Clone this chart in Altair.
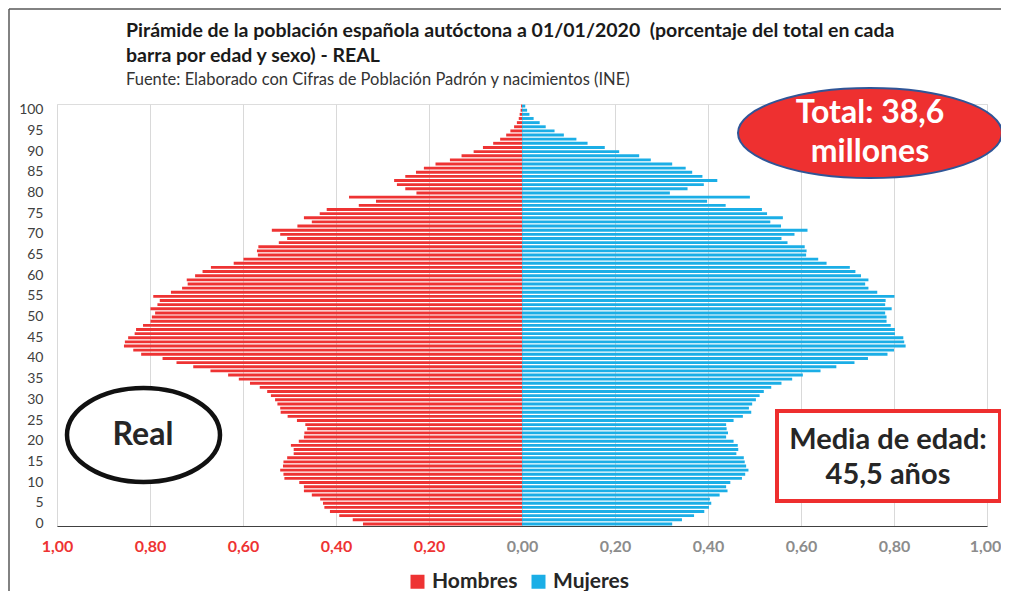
import altair as alt
import pandas as pd

# ---------------- data ----------------
edades = list(range(0, 102))

hombres = [
    0.342, 0.364, 0.393, 0.413, 0.425, 0.428, 0.434, 0.452, 0.469, 0.469,   # 0-9
    0.479, 0.511, 0.513, 0.520, 0.514, 0.513, 0.505, 0.491, 0.491, 0.497,   # 10-19
    0.480, 0.469, 0.468, 0.462, 0.466, 0.484, 0.504, 0.519, 0.520, 0.526,   # 20-29
    0.531, 0.540, 0.548, 0.564, 0.585, 0.609, 0.632, 0.670, 0.707, 0.743,   # 30-39
    0.773, 0.819, 0.836, 0.856, 0.854, 0.847, 0.833, 0.830, 0.815, 0.799,   # 40-49
    0.796, 0.789, 0.799, 0.784, 0.779, 0.793, 0.755, 0.731, 0.719, 0.721,   # 50-59
    0.703, 0.687, 0.669, 0.620, 0.599, 0.568, 0.570, 0.567, 0.523, 0.505,   # 60-69
    0.520, 0.538, 0.483, 0.452, 0.469, 0.435, 0.420, 0.351, 0.314, 0.372,   # 70-79
    0.227, 0.251, 0.269, 0.275, 0.251, 0.228, 0.211, 0.186, 0.155, 0.130,   # 80-89
    0.104, 0.084, 0.062, 0.047, 0.034, 0.025, 0.017, 0.011, 0.007, 0.005,   # 90-99
    0.003, 0.002,                                                           # 100-101
]

mujeres = [
    0.323, 0.344, 0.370, 0.392, 0.402, 0.407, 0.404, 0.425, 0.442, 0.439,   # 0-9
    0.448, 0.473, 0.480, 0.487, 0.482, 0.479, 0.477, 0.461, 0.465, 0.464,   # 10-19
    0.455, 0.439, 0.443, 0.440, 0.439, 0.455, 0.475, 0.493, 0.488, 0.495,   # 20-29
    0.503, 0.511, 0.520, 0.536, 0.558, 0.581, 0.604, 0.642, 0.676, 0.715,   # 30-39
    0.744, 0.786, 0.800, 0.825, 0.822, 0.820, 0.802, 0.802, 0.793, 0.784,   # 40-49
    0.784, 0.781, 0.795, 0.781, 0.782, 0.801, 0.764, 0.745, 0.738, 0.745,   # 50-59
    0.729, 0.717, 0.705, 0.655, 0.637, 0.611, 0.612, 0.608, 0.571, 0.558,   # 60-69
    0.586, 0.614, 0.557, 0.534, 0.561, 0.527, 0.516, 0.438, 0.398, 0.490,   # 70-79
    0.318, 0.356, 0.391, 0.420, 0.388, 0.366, 0.352, 0.323, 0.277, 0.252,   # 80-89
    0.209, 0.178, 0.141, 0.117, 0.090, 0.070, 0.051, 0.038, 0.025, 0.016,   # 90-99
    0.011, 0.007,                                                           # 100-101
]

series = ["Hombres", "Mujeres"]
x_ticks = [-1.0, -0.8, -0.6, -0.4, -0.2, 0.0, 0.2, 0.4, 0.6, 0.8, 1.0]
y_ticks = list(range(0, 101, 5))

titulo = [
    "Pirámide de la población española autóctona a 01/01/2020\u00a0\u00a0(porcentaje del total en cada",
    "barra por edad y sexo) - REAL",
]
fuente = "Fuente: Elaborado con Cifras de Población Padrón y nacimientos (INE)"
txt_total = ["Total: 38,6", "millones"]
txt_real = "Real"
txt_media = ["Media de edad:", "45,5 años"]

RED = "#EE3333"
BLUE = "#1BAEE6"
FONT = "Lato"

df = pd.DataFrame({
    "edad": edades + edades,
    "sexo": [series[0]] * len(edades) + [series[1]] * len(edades),
    "valor": hombres + mujeres,
})

one = pd.DataFrame({"k": [0]})

# ---------------- bars ----------------
bars = alt.Chart(df).transform_calculate(
    x="datum.sexo == 'Hombres' ? -datum.valor : datum.valor"
).mark_bar().encode(
    x=alt.X(
        "x:Q",
        scale=alt.Scale(domain=[-1, 1], nice=False),
        axis=alt.Axis(
            values=x_ticks,
            title=None,
            ticks=False,
            labelPadding=12,
            labelFlush=False,
            labelOverlap=False,
            labelOffset=alt.expr("datum.value >= 1 ? -2 : 0"),
            labelExpr="replace(format(abs(datum.value), '.2f'), '.', ',')",
            labelColor=alt.expr("datum.value < 0 ? '#EE3333' : '#8C8C8C'"),
            labelFont=FONT,
            labelFontSize=16,
            labelFontWeight="bold",
            grid=True,
            gridColor="#D9D9D9",
            gridWidth=1,
            domainColor="#404040",
            domainWidth=1,
        ),
    ),
    y=alt.Y(
        "edad:O",
        sort="descending",
        scale=alt.Scale(paddingInner=0.3, paddingOuter=0.15),
        axis=alt.Axis(
            values=y_ticks,
            title=None,
            ticks=False,
            domain=False,
            grid=False,
            labelPadding=14,
            labelFont=FONT,
            labelFontSize=14,
            labelColor="#404040",
        ),
    ),
    color=alt.Color(
        "sexo:N",
        scale=alt.Scale(domain=series, range=[RED, BLUE]),
        legend=alt.Legend(
            orient="none",
            legendX=350,
            legendY=467,
            direction="horizontal",
            title=None,
            symbolType="square",
            symbolSize=196,
            symbolStrokeWidth=0,
            labelFont=FONT,
            labelFontSize=21,
            labelFontWeight="bold",
            labelColor="#262626",
            columnPadding=10,
            labelOffset=4,
        ),
    ),
)

# ---------------- frame of the figure ----------------
frame_left = alt.Chart(one).mark_rule(color="#595959", strokeWidth=1.5).encode(
    x=alt.value(-48), y=alt.value(-95), y2=alt.value(487)
)
frame_top = alt.Chart(one).mark_rule(color="#595959", strokeWidth=1.5).encode(
    x=alt.value(-48), x2=alt.value(944), y=alt.value(-95)
)

# ---------------- annotations ----------------
ellipse_total = alt.Chart(one).mark_point(
    shape="M-1,0A1,0.341,0,1,0,1,0A1,0.341,0,1,0,-1,0Z",
    size=264 * 264,
    filled=True,
    fill="#EE3030",
    stroke="#2F5597",
    strokeWidth=2,
    opacity=1,
    fillOpacity=1,
).encode(x=alt.value(813), y=alt.value(29))

text_total = alt.Chart(one).mark_text(
    font=FONT, fontSize=32, fontWeight="bold", color="white",
    align="center", baseline="middle", lineHeight=39,
).encode(x=alt.value(813), y=alt.value(9), text=alt.value(txt_total))

ellipse_real = alt.Chart(one).mark_point(
    shape="M-1,0A1,0.614,0,1,0,1,0A1,0.614,0,1,0,-1,0Z",
    size=153 * 153,
    filled=True,
    fill="white",
    stroke="#111111",
    strokeWidth=4.5,
    opacity=1,
    fillOpacity=1,
).encode(x=alt.value(86.5), y=alt.value(331))

text_real = alt.Chart(one).mark_text(
    font=FONT, fontSize=32, fontWeight="bold", color="#262626",
    align="center", baseline="middle",
).encode(x=alt.value(86), y=alt.value(331), text=alt.value(txt_real))

box_media = alt.Chart(one).mark_rect(
    fill="white", stroke="#EE2E2E", strokeWidth=4,
).encode(x=alt.value(720), x2=alt.value(943), y=alt.value(307), y2=alt.value(397))

text_media = alt.Chart(one).mark_text(
    font=FONT, fontSize=29, fontWeight="bold", color="#262626",
    align="center", baseline="middle", lineHeight=35,
).encode(x=alt.value(831), y=alt.value(336), text=alt.value(txt_media))

chart = alt.layer(
    bars, frame_left, frame_top,
    ellipse_total, text_total, ellipse_real, text_real, box_media, text_media,
).properties(
    width=930,
    height=422,
    autosize=alt.AutoSizeParams(type="none"),
    padding={"left": 49, "top": 96, "right": 14, "bottom": 65},
    title=alt.TitleParams(
        text=titulo,
        subtitle=fuente,
        anchor="start",
        frame="group",
        dx=69,
        offset=-81,
        font=FONT,
        fontSize=19.5,
        fontWeight="bold",
        color="#1A1A1A",
        lineHeight=25,
        subtitleFont=FONT,
        subtitleFontSize=16.5,
        subtitleColor="#333333",
        subtitlePadding=5,
        subtitleLineHeight=20,
    ),
).configure_view(stroke=None).configure(background="white")

chart.save("out.html", embed_options={"renderer": "svg", "actions": False})
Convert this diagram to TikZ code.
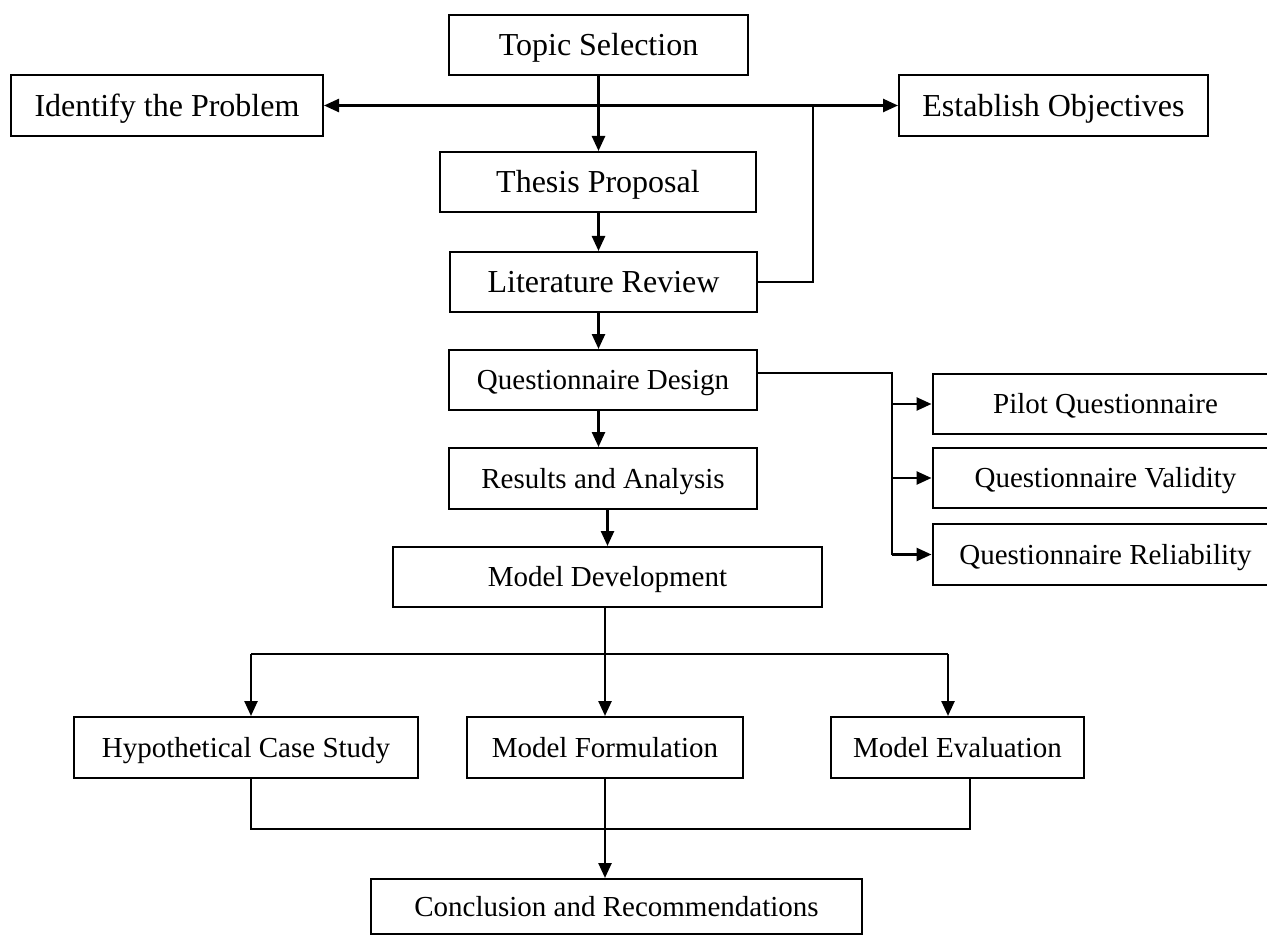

════

### Problem to solve
Only the lines from the start of the records above through the line containing "edades = list(range(0, 102))" should be returned, exactly and with both ends, please; the pictures stay out.

### The result
Clone this chart in Altair.
import altair as alt
import pandas as pd

# ---------------- data ----------------
edades = list(range(0, 102))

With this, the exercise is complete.